C.J. Henderson draft slot over/under 12.5

Many prominent drat analysts, including The Athletic’s Dane Brugler and’s Daniel Jeremiah, have recently and emphatically stated they believe Henderson will be a top-10 pick. There are reports out there that nearly half the league thinks the grabby Gator is CB1. Yet the lines here show the books don’t buy it; under 12.5 is +140, while over 12.5 is -167. I couldn’t tell you who grabs him in the first 12 picks, but I would bet someone does.  

First kicker drafted

Georgia’s Rodrigo Blankenship is -179, a prohibitive favorite. I’ve got a hunch it will be Georgia Southern kicker Tyler Bass off the board first, and at +350 it’s worth baiting that hook a little. 

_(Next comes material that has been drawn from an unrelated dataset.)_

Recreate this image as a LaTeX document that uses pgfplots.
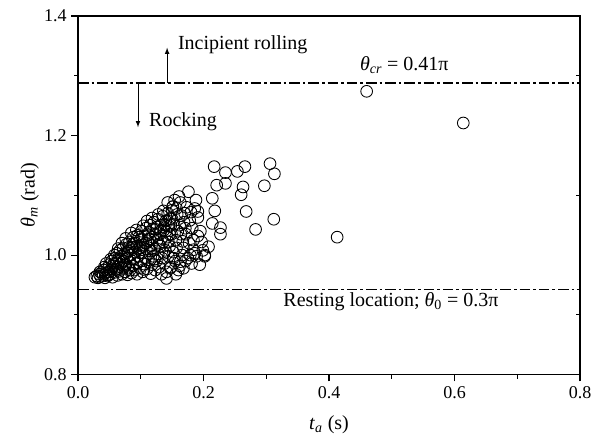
\documentclass[border=0pt]{standalone}
\usepackage{fontspec}
\setmainfont{Liberation Serif}
\usepackage{pgfplots}
\pgfplotsset{compat=1.18}

\pgfplotstableread{
t      th
0.027  0.963
0.030  0.965
0.032  0.962
0.034  0.968
0.036  0.964
0.038  0.971
0.040  0.966
0.041  0.975
0.043  0.962
0.044  0.970
0.046  0.978
0.047  0.965
0.049  0.972
0.050  0.984
0.051  0.968
0.053  0.977
0.054  0.990
0.055  0.963
0.056  0.982
0.058  0.971
0.059  0.995
0.060  0.976
0.061  0.987
0.062  1.003
0.063  0.966
0.064  0.980
0.065  0.993
0.066  0.973
0.067  1.008
0.068  0.985
0.069  0.998
0.070  0.968
0.071  0.978
0.072  1.012
0.073  0.990
0.074  1.002
0.075  0.972
0.076  0.983
0.077  1.018
0.078  0.995
0.079  0.967
0.080  1.007
0.081  0.978
0.082  1.022
0.083  0.988
0.084  1.000
0.085  0.970
0.086  1.013
0.087  0.982
0.088  1.030
0.089  0.993
0.090  0.975
0.091  1.005
0.092  1.020
0.093  0.986
0.094  0.968
0.095  1.033
0.096  0.998
0.097  1.011
0.098  0.979
0.099  1.026
0.100  0.990
0.101  1.040
0.102  1.004
0.103  0.972
0.104  1.017
0.105  0.985
0.106  1.032
0.107  0.996
0.108  1.045
0.109  1.010
0.110  0.977
0.111  1.024
0.112  0.992
0.113  1.038
0.114  1.003
0.115  1.050
0.116  0.969
0.117  1.016
0.118  0.984
0.119  1.030
0.120  0.998
0.121  1.055
0.122  1.010
0.123  0.975
0.124  1.043
0.125  0.990
0.126  1.025
0.127  1.060
0.128  1.002
0.129  0.980
0.130  1.036
0.131  1.015
0.132  1.050
0.133  0.968
0.134  0.995
0.135  1.065
0.136  1.022
0.137  1.042
0.138  0.986
0.139  1.008
0.140  1.057
0.141  0.972
0.142  1.030
0.143  1.070
0.144  0.998
0.145  1.048
0.146  1.015
0.147  1.061
0.148  0.980
0.149  1.035
0.150  1.075
0.151  1.081
0.152  1.005
0.153  1.052
0.155  0.990
0.156  1.025
0.158  1.068
0.159  1.040
0.160  0.975
0.141  0.961
0.147  0.978
0.163  0.989
0.168  0.978
0.181  0.986
0.194  0.984
0.202  0.998
0.208  1.014
0.167  1.023
0.184  1.009
0.202  1.000
0.184  1.025
0.191  1.032
0.171  1.045
0.147  1.061
0.165  1.066
0.191  1.063
0.191  1.073
0.151  1.081
0.163  1.088
0.188  1.092
0.176  1.106
0.172  1.035
0.178  1.058
0.168  1.012
0.175  0.995
0.186  1.003
0.195  1.040
0.214  1.053
0.227  1.046
0.227  1.035
0.218  1.074
0.214  1.095
0.221  1.117
0.217  1.148
0.235  1.138
0.235  1.120
0.254  1.140
0.266  1.148
0.263  1.114
0.260  1.101
0.268  1.073
0.283  1.043
0.297  1.116
0.306  1.153
0.313  1.136
0.312  1.060
0.413  1.030
0.460  1.274
0.614  1.221
0.035  0.972
0.042  0.980
0.048  0.967
0.052  0.974
0.057  0.986
0.062  0.976
0.066  0.990
0.071  0.996
0.074  0.981
0.078  1.004
0.083  0.975
0.087  1.009
0.090  0.996
0.094  1.015
0.098  1.004
0.102  1.026
0.105  0.976
0.108  1.020
0.112  1.034
0.116  1.007
0.119  1.044
0.122  0.993
0.126  1.047
0.129  1.018
0.133  1.028
0.137  1.003
0.140  1.040
0.144  1.022
0.148  1.050
0.152  0.995
0.157  1.012
0.162  1.050
0.166  1.000
0.170  1.070
0.180  1.072
0.045  0.986
0.052  0.993
0.058  1.000
0.064  1.011
0.070  1.020
0.076  1.028
0.081  1.013
0.085  1.037
0.089  1.019
0.093  1.042
0.097  1.030
0.101  1.012
0.104  1.049
0.110  1.057
0.114  1.027
0.118  1.062
0.123  1.035
0.128  1.068
0.132  1.040
0.136  1.074
0.139  1.050
0.143  1.088
0.146  1.035
0.150  1.060
0.154  1.092
0.157  1.078
0.161  1.098
0.164  1.035
0.169  1.055
0.173  1.080
0.177  1.020
0.182  1.045
0.186  1.078
0.189  0.998
0.197  1.022
0.199  1.008
0.156  0.968
0.162  0.982
0.171  0.990
0.179  1.000
}\pts

\begin{document}
\begin{tikzpicture}
\begin{axis}[
    scale only axis,
    width=376.5pt,
    height=269pt,
    xmin=0, xmax=0.8,
    ymin=0.8, ymax=1.4,
    xtick={0,0.2,0.4,0.6,0.8},
    ytick={0.8,1.0,1.2,1.4},
    minor xtick={0.1,0.3,0.5,0.7},
    minor ytick={0.9,1.1,1.3},
    xtick pos=bottom,
    ytick pos=left,
    tick align=outside,
    major tick length=5pt,
    minor tick length=3pt,
    axis line style={line width=1.1pt},
    every tick/.style={black, line width=0.9pt},
    tick label style={font=\fontsize{13.5}{15}\selectfont},
    /pgf/number format/assume math mode=true,
    xticklabel style={/pgf/number format/.cd, fixed, fixed zerofill, precision=1},
    yticklabel style={/pgf/number format/.cd, fixed, fixed zerofill, precision=1},
    xlabel={\textit{t}\textsubscript{\textit{a}} (s)},
    ylabel={\textit{θ}\textsubscript{\textit{m}} (rad)},
    label style={font=\fontsize{15}{18}\selectfont},
    xlabel style={at={(axis description cs:0.5,-0.14)}, anchor=center},
    ylabel style={at={(axis description cs:-0.096,0.5)}, anchor=center},
    clip=false,
]
% fixed page frame, invisible
\path ([shift={(-58.5pt,-48pt)}]rel axis cs:0,0) rectangle ([shift={(15pt,12pt)}]rel axis cs:1,1);

\addplot[only marks, mark=o, mark size=4.4pt, mark options={line width=0.65pt, draw=black}]
    table[x=t, y=th] {\pts};

% threshold lines
\addplot[black, line width=1.3pt, dash pattern=on 8pt off 2.2pt on 2pt off 2.2pt]
    coordinates {(0,1.288) (0.8,1.288)};
\addplot[black, line width=1.3pt, dash pattern=on 8pt off 2.2pt on 2pt off 2.2pt]
    coordinates {(0,0.9425) (0.8,0.9425)};

% right axis minor ticks (inside)
\draw[line width=0.9pt] (axis cs:0.8,0.9) -- ([xshift=-3pt]axis cs:0.8,0.9);
\draw[line width=0.9pt] (axis cs:0.8,1.1) -- ([xshift=-3pt]axis cs:0.8,1.1);
\draw[line width=0.9pt] (axis cs:0.8,1.3) -- ([xshift=-3pt]axis cs:0.8,1.3);

\draw[-latex, line width=0.6pt] (axis cs:0.142,1.288) -- (axis cs:0.142,1.347);
\draw[-latex, line width=0.6pt] (axis cs:0.0956,1.288) -- (axis cs:0.0956,1.214);

\node[anchor=west, inner sep=0pt, font=\fontsize{15}{18}\selectfont] at (axis cs:0.159,1.352) {Incipient rolling};
\node[anchor=west, inner sep=0pt, font=\fontsize{15}{18}\selectfont] at (axis cs:0.113,1.223) {Rocking};
\node[anchor=west, inner sep=0pt, font=\fontsize{15}{18}\selectfont] at (axis cs:0.449,1.318) {\textit{θ}\textsubscript{\textit{cr}} = 0.41π};
\node[anchor=west, inner sep=0pt, font=\fontsize{15}{18}\selectfont] at (axis cs:0.327,0.922) {Resting location; \textit{θ}\textsubscript{0} = 0.3π};
\end{axis}
\end{tikzpicture}
\end{document}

Position of 1st Browns draft pick

The listing is just offense (-400) vs. defense (+310). Cleveland desperately needs a left tackle, but their No. 2 and 3 needs are on defense: linebacker and safety. Two of the three next needs after that are also on defense: DT and CB, with WR being the other. If they don’t get one of their preferred OTs at No. 10 overall, I would expect the pick to be either Isaiah Simmons, Javon Kinlaw or K’Lavon Chaisson, a sleeper prospect their old regime scouted heavily in the fall. Expect the pick to be an offensive tackle, but maybe dip the beak into the defense pool.